So there. I mentioned both Paris Hilton and the iPhone in the first sentences. Let the search engine spiders go ballistic.
Actually I am not done. At OMMA Mobile last Friday in New York we did have to ask the iPhone question of multiple panelists. The consensus was that the new toy, whatever its ultimate fate, is good for mobile if only because it draws attention to the data platform generally and pressures everyone else in the industry to up their game.
I agree that whatever I may think about the choice of network and the touch screen interface, Apple will be a game changer for the industry as a whole. Today, for instance, I tried out two AT&T stores and asked about the iPhone. After watching a store manager close out a register two inches from my face and then walk away from me, the other AT&T-ers gave me barely audible grunts, head shakes and "go to the Apple store" when I asked whether they had any iPhones in stock. A poor couple ahead of me was having the hardest time simply understanding the salesperson's (and I use that term salesperson loosely) explanation of the calling plans. I was tempted to step in to help them understand the staffer.

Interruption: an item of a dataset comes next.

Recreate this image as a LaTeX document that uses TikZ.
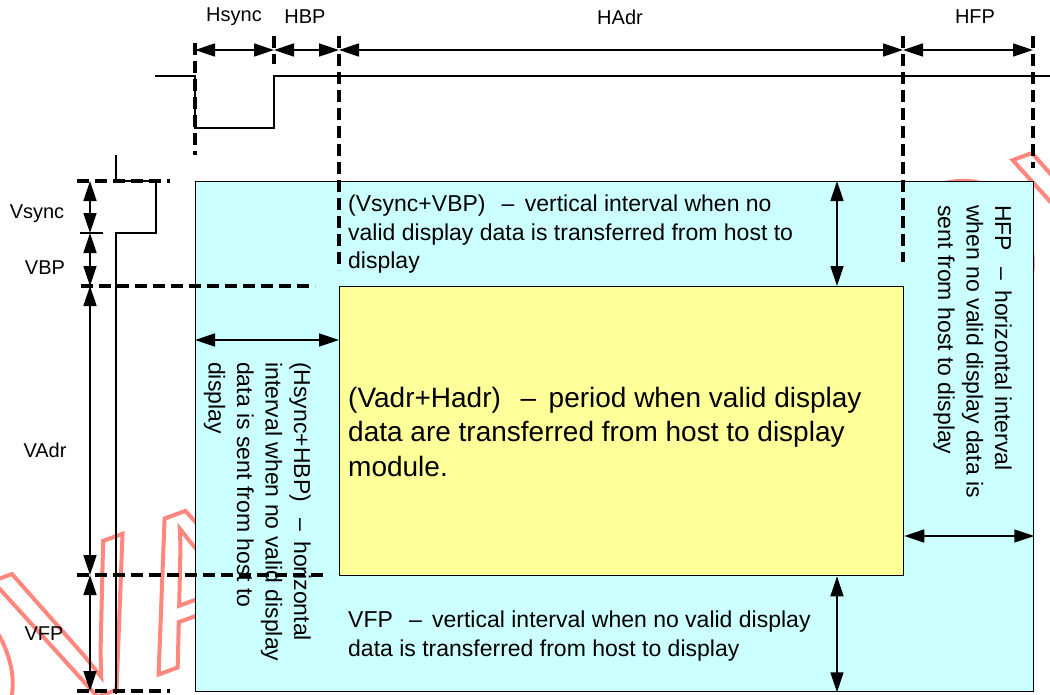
\documentclass[tikz,border=0pt]{standalone}
\usepackage{fontspec}
\setmainfont{Liberation Sans}
\usetikzlibrary{arrows.meta,calc}
\definecolor{cyanbox}{RGB}{204,255,255}
\definecolor{yellowbox}{RGB}{255,255,153}
\definecolor{wmred}{RGB}{255,135,125}
\newcommand{\dsh}{\hspace{0.7em}–\hspace{0.45em}}
\newcommand{\outlinetext}[1]{\special{pdf:code 1 Tr 4 w}#1\special{pdf:code 0 Tr}}
\begin{document}
\begin{tikzpicture}[x=1pt,y=-1pt,
  dim/.style={line width=1.5pt,{Triangle[length=20pt,width=13pt]}-{Triangle[length=20pt,width=13pt]}},
  guide/.style={line width=3.2pt,dash pattern=on 12pt off 6pt},
  wave/.style={line width=1.5pt},
  lbl/.style={font=\fontsize{20}{24}\selectfont,inner sep=0pt},
  body/.style={font=\fontsize{23}{28.5}\selectfont,align=left,inner sep=0pt},
  big/.style={font=\fontsize{28}{34.5}\selectfont,align=left,inner sep=0pt},
  wm/.style={font=\fontsize{210}{210}\selectfont,rotate=20,anchor=base west,inner sep=0pt,text=wmred},
  box/.style={draw,line width=1.3pt,anchor=north west,inner sep=0pt}]
\useasboundingbox (0,0) rectangle (1050,694);
\fill[white] (0,0) rectangle (1050,694);
% watermark
\begin{scope}
\clip (0,0) rectangle (1050,694);
\node[wm] (wmA) at (-255,825) {\outlinetext{NOVATEK}};
\node[wm] (wmB) at (765,404) {\outlinetext{NOVATEK}};
\end{scope}
% boxes
\node[box,fill=cyanbox,minimum width=838pt,minimum height=510pt] (outer) at (195,181) {};
\node[box,fill=yellowbox,minimum width=564pt,minimum height=289pt] (inner) at (339,286) {};
% horizontal sync waveform
\coordinate (hs0) at (155,76);
\coordinate (hs5) at (1050,76);
\draw[wave] (hs0) -- ++(40,0) -- ++(0,52) -- ++(79,0) -- ++(0,-52) -- (hs5);
% vertical sync waveform
\coordinate (vs0) at (116,155);
\coordinate (vs5) at (116,694);
\draw[wave] (vs0) -- ++(0,26) -- ++(40,0) -- ++(0,52) -- ++(-40,0) -- (vs5);
% guide lines
\coordinate (g1a) at (195,43);  \coordinate (g1b) at (195,155);
\coordinate (g2a) at (274,36);  \coordinate (g2b) at (274,64);
\coordinate (g3a) at (339,36);  \coordinate (g3b) at (339,270);
\coordinate (g4a) at (903,36);  \coordinate (g4b) at (903,262);
\coordinate (g5a) at (1033,36); \coordinate (g5b) at (1033,168);
\coordinate (h1a) at (77,181);  \coordinate (h1b) at (170,181);
\coordinate (h2a) at (81,286);  \coordinate (h2b) at (315,286);
\coordinate (h3a) at (77,575);  \coordinate (h3b) at (327,575);
\coordinate (h4a) at (77,691);  \coordinate (h4b) at (170,691);
\coordinate (tka) at (80,233);  \coordinate (tkb) at (103,233);
\foreach \s in {g1,g2,g3,g4,g5,h1,h2,h3,h4}{\draw[guide] (\s a) -- (\s b);}
\draw[wave] (tka) -- (tkb);
% top dimension arrows
\coordinate (t1) at (195,50); \coordinate (t2) at (274,50);
\coordinate (t3) at (339,50); \coordinate (t4) at (903,50);
\coordinate (t5) at (1033,50);
\draw[dim] (t1) -- (t2);
\draw[dim] (t2) -- (t3);
\draw[dim] (t3) -- (t4);
\draw[dim] (t4) -- (t5);
% left dimension arrows
\coordinate (v1) at (90,181); \coordinate (v2) at (90,233);
\coordinate (v3) at (90,286); \coordinate (v4) at (90,575);
\coordinate (v5) at (90,691);
\draw[dim] (v1) -- (v2);
\draw[dim] (v2) -- (v3);
\draw[dim] (v3) -- (v4);
\draw[dim] (v4) -- (v5);
% inner arrows
\draw[dim] (outer.west |- 0,340) -- (inner.west |- 0,340);
\draw[dim] (outer.north -| 837,0) -- (inner.north -| 837,0);
\draw[dim] (inner.south -| 837,0) -- (outer.south -| 837,0);
\draw[dim] (inner.east |- 0,536) -- (outer.east |- 0,536);
% labels
\node[lbl] (lHs) at (234,17) {Hsync};
\node[lbl] (lHb) at (305,17) {HBP};
\node[lbl] (lHa) at (620,17) {HAdr};
\node[lbl] (lHf) at (975,17) {HFP};
\node[lbl] (lVs) at (37,214) {Vsync};
\node[lbl] (lVb) at (45,268) {VBP};
\node[lbl] (lVa) at (45,450) {VAdr};
\node[lbl] (lVf) at (44,634) {VFP};
% texts
\node[body,anchor=north west] (tvs) at (348,195)
  {(Vsync+VBP)\dsh vertical interval when no\\valid display data is transferred from host to\\display};
\node[big,anchor=north west] (tmain) at (348,387)
  {(Vadr+Hadr)\dsh period when valid display\\data are transferred from host to display\\module.};
\node[body,anchor=north west] (tvf) at (348,611)
  {VFP\dsh vertical interval when no valid display\\data is transferred from host to display};
\node[body,rotate=-90,anchor=north west] (ths) at (311,362)
  {(Hsync+HBP)\dsh horizontal\\interval when no valid display\\data is sent from host to\\display};
\node[body,rotate=-90,anchor=north west] (thf) at (1012,205)
  {HFP\dsh horizontal interval\\when no valid display data is\\sent from host to display};
\end{tikzpicture}
\end{document}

When I went to the Apple store itself there was a long line being managed politely by staff. I couldn't tell if they were the Apple "geniuses" per se, but they seemed smart enough to me, although we have established already that I am an idiot, so what do I know? The Apple "smart-enoughs" told me the 4GB models were available and gave me tips on being there when the 8GB models arrived. I hung out and listened to sales conversations about the new unit. I don't even have an iPhone yet and already the in-store experience at Apple is immeasurably better than any I have observed over the years in carrier stores. I have been to multiple carrier stores and deliberately tested the sales experience over the last several years. Honestly, I don't understand how any tier 1 carrier takes market share away from tin cans with string, let along one another.
But I digress. What I needed to do in this column is catch up on unanswered calls and courtesies.
Commenting on my recent piece on the Sony PSP, Sandra Collins from InfoTrends answered my claim that multi-function devices do not do well in the market traditionally. She aptly noted a very important exception: the all-in-on office printer/copier/fax/scanner. Right you are, Sandra. In that case, multi-functionality did make sense because separate units replicated the basic technology and buying and changing toner cartridges in multiple machines is as appealing as, well getting AT&T to explain their rate plans in-store.
I also agree with Robert Seidman's comment that the real "big, big deal" for Apple is that seamless portability of media across PC, TV, iPod and phone. I made a similar observation after firing up the AppleTV months ago. Apple, Microsoft and Sony all see where this is headed -- the ability for users to access all their media from multiple points. Arguably, each one of these companies has dropped stitches in the seamless fabric it hopes to weave.
By way of courtesy calls, I wanted to shout out props and thanks to the many panelists and even more attendees at OMMA Mobile last week.
Robert DeSena, managing director-North America, of iO Global, didn't tell us much about his company's upcoming entry into the U.S. market in his keynote, but his "manifesto" for mobile was a sagacious warning that it is incumbent for marketers to put the "relationship" back into the mix on mobile -- because the stakes are much higher with consumers on the most personal platform. Richard Williams, executive director of digital media operations, Verizon Wireless, was more forthcoming about Big V's mobile ad options and embrace of the ad model.
The mobile ad network shootout was a challenge for our seven "shooters" who had to take aim and fire their best ammo within 60 seconds. They were all great sports and represented their companies very well.
I had a real soft spot for the teen panel that Alloy Marketing organized for us. This panel underscored the incredible power of SMS for the teen crowd. They seem to like the brevity and the control it gives them over the conversation. They don't have to be polite or suffer endless gabbing. I think their universal love of new and different ringtones ensures that this is a market that will not fade away. I also got the impression from them that they don't like paying for content much, which gives marketers an opening to underwrite their consumption. At the same time it seemed to me that they were finding and using off-portal content sources a lot. My guess is that whatever patterns have already been established by the carriers for content marketing and selling are going to be upended as these guys come into the adult market.
I programmed this teen panel out of a growing sense that there was a real disconnect between adult marketers and mobile content providers and the young adult mobilista who is using the technology in ways we old farts can't quite imagine or track. I think the teen panel demonstrated some of this, but the point was driven home earlier in the day by an offstage conversation I had with one of the speakers. He recounted to me how his son never seemed to return his calls. He knows his son had the cell phone on him at all times, but he never got a call back. His wife finally clued him in and suggested he try an SMS. For the first time, his son replied -- and he did so in minutes.
I tried this with my own daughter to check in while she is out on dates and discovered very quickly that these kids can type DAD!!! STOP!!! very quickly. But my girl is safe and sound and all is right with the world. And I am still an idiot.